**Record list**

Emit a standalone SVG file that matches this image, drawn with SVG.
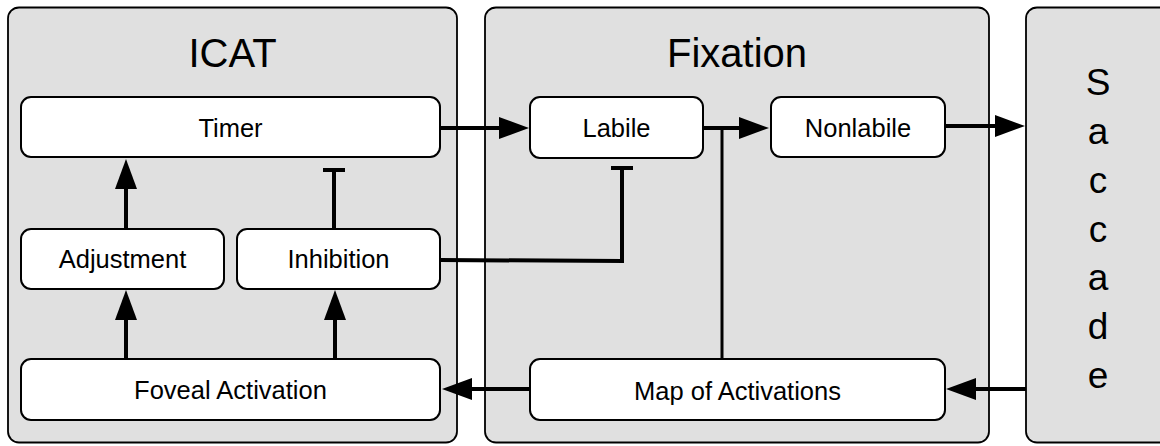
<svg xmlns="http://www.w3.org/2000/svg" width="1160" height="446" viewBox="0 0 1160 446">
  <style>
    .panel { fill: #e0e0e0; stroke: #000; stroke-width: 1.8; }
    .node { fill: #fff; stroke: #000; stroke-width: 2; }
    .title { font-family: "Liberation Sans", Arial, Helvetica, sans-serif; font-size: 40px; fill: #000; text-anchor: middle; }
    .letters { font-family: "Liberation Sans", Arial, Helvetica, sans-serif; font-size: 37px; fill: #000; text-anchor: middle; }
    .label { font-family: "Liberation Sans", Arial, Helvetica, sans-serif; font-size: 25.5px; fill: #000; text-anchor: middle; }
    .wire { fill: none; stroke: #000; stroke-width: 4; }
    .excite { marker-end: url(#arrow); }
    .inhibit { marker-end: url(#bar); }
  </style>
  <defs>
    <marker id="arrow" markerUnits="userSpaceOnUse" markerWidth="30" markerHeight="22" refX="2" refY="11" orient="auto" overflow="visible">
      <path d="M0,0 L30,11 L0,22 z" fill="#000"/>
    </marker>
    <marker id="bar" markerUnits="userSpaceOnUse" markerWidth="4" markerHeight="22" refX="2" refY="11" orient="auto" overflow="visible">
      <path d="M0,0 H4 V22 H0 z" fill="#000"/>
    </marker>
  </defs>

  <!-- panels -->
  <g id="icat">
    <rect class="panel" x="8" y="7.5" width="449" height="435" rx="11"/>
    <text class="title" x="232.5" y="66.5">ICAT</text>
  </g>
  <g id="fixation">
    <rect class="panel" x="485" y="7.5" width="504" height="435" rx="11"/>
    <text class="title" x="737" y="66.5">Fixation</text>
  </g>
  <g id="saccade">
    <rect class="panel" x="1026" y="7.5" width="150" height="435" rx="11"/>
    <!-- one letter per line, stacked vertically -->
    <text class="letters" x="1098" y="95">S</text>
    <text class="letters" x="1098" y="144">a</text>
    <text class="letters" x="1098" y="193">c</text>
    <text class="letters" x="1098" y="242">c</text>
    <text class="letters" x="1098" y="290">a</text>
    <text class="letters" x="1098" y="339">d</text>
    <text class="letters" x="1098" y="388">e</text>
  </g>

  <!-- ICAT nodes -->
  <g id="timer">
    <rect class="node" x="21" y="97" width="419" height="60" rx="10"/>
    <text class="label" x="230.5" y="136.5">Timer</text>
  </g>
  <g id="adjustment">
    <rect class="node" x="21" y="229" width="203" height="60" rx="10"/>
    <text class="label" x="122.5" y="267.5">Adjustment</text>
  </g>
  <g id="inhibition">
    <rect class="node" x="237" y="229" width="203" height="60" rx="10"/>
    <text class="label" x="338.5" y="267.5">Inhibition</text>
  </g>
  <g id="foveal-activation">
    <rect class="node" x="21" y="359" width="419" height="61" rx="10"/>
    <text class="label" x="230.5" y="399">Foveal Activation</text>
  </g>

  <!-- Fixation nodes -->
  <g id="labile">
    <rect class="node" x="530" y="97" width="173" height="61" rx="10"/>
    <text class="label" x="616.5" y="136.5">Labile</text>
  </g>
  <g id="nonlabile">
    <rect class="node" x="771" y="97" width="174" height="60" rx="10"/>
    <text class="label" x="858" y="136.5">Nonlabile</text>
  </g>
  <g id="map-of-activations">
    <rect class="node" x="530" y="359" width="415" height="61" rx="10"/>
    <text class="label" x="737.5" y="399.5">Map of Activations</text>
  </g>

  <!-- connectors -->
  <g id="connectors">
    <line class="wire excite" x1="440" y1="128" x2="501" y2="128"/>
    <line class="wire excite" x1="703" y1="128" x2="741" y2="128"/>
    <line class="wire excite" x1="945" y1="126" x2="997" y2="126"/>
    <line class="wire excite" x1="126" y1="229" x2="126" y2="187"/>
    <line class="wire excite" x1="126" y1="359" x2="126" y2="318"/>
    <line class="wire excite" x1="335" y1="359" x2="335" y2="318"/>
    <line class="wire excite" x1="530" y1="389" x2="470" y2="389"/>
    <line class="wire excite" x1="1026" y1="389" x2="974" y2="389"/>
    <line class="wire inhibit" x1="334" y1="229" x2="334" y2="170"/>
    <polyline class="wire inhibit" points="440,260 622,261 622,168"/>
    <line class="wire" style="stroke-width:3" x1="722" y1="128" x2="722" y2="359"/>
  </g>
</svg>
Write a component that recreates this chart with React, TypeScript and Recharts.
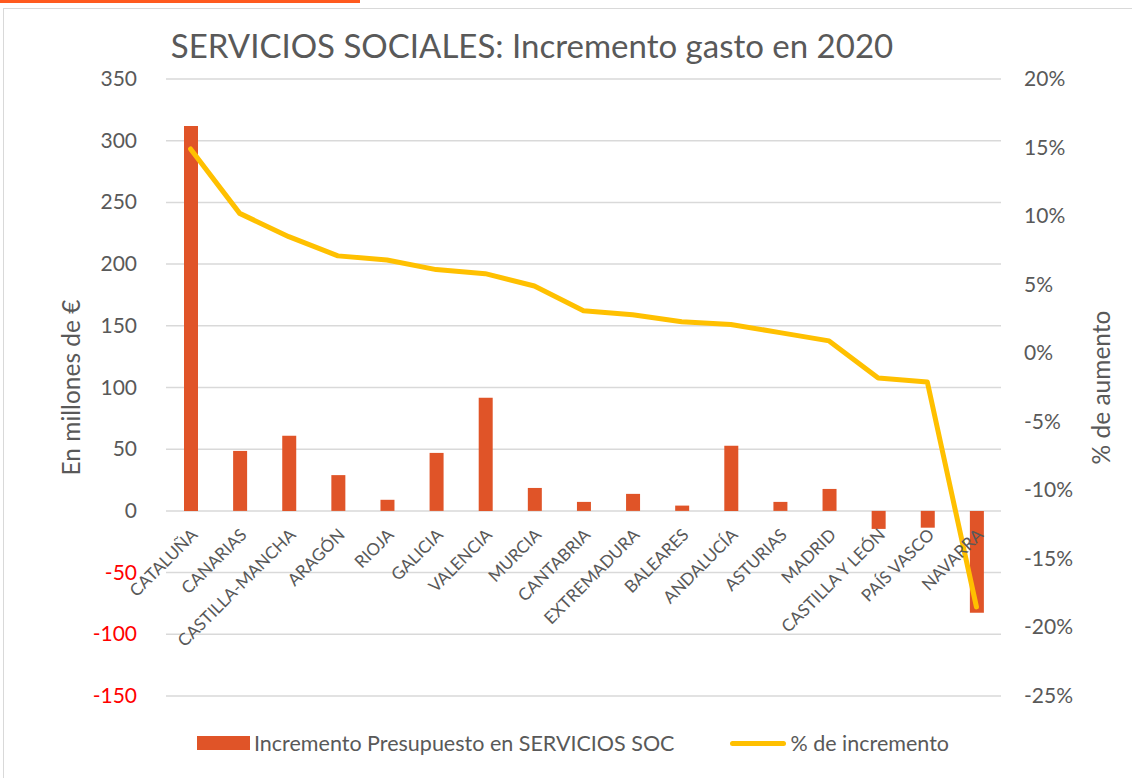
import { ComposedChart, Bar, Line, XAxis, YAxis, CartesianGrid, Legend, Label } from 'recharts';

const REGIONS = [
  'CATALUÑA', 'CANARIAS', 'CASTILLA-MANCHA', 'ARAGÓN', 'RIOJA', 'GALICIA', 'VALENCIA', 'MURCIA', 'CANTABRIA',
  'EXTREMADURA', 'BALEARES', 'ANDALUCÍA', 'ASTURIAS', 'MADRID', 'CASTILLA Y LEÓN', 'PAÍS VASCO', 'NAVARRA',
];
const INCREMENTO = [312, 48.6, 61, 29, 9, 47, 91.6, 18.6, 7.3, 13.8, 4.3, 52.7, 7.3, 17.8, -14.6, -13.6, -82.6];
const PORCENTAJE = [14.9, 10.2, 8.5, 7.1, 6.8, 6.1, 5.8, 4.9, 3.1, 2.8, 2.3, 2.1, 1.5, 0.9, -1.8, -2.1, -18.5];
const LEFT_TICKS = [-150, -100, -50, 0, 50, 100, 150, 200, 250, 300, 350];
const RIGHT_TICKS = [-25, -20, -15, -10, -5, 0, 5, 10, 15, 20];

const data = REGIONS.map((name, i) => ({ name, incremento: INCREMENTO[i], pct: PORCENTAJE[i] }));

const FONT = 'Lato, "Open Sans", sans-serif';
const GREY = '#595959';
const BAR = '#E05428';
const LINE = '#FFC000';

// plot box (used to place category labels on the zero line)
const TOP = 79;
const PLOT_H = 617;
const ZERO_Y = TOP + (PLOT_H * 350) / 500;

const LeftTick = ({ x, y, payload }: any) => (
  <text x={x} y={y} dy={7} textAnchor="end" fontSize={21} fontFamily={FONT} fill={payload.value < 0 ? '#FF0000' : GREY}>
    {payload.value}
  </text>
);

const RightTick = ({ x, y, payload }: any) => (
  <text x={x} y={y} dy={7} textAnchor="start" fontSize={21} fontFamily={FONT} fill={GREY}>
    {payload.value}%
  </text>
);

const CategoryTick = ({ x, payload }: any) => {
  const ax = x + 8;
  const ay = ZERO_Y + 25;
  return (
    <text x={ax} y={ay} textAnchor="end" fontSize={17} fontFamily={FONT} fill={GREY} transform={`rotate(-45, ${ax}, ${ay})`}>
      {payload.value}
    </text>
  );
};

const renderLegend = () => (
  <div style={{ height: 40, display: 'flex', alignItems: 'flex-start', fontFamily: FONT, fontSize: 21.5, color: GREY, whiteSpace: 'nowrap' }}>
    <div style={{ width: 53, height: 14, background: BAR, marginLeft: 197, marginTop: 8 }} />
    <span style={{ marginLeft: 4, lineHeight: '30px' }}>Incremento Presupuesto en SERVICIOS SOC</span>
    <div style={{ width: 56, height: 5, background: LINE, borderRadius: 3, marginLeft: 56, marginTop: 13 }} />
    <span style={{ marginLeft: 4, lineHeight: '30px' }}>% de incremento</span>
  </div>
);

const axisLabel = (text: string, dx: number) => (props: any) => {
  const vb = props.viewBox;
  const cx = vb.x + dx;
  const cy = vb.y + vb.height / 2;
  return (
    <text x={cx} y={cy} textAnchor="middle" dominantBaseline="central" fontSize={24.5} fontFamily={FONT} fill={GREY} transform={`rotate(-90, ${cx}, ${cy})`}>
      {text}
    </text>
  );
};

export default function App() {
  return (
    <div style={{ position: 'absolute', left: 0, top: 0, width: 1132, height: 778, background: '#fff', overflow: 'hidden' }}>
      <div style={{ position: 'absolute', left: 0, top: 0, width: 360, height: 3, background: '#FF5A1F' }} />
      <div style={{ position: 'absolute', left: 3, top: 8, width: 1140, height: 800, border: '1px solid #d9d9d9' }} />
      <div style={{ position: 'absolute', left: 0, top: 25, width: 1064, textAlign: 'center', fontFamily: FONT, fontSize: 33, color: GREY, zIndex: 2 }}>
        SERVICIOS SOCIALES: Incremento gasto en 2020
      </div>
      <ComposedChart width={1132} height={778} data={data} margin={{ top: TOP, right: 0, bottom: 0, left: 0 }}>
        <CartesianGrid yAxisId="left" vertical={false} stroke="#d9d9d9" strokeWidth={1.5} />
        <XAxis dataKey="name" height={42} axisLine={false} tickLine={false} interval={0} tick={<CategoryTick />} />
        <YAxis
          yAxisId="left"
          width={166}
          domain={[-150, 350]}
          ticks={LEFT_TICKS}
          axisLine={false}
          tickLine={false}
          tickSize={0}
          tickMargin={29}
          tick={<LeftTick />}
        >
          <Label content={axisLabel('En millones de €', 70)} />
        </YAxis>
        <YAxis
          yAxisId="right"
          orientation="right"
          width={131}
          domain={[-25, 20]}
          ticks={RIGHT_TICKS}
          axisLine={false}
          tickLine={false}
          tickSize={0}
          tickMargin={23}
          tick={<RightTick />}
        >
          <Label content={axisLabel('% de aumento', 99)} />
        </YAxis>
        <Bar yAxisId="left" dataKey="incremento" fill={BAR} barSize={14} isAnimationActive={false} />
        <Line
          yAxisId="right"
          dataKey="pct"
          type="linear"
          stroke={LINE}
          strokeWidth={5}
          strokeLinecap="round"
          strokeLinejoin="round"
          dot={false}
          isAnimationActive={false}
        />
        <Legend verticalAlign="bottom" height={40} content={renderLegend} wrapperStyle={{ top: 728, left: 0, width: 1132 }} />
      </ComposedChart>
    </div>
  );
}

**What to produce**
Pick out the lines containing the string "this".

**Task result**
Emit a standalone SVG file that matches this image, drawn with SVG.
Write a component that recreates this chart with React, TypeScript and Recharts.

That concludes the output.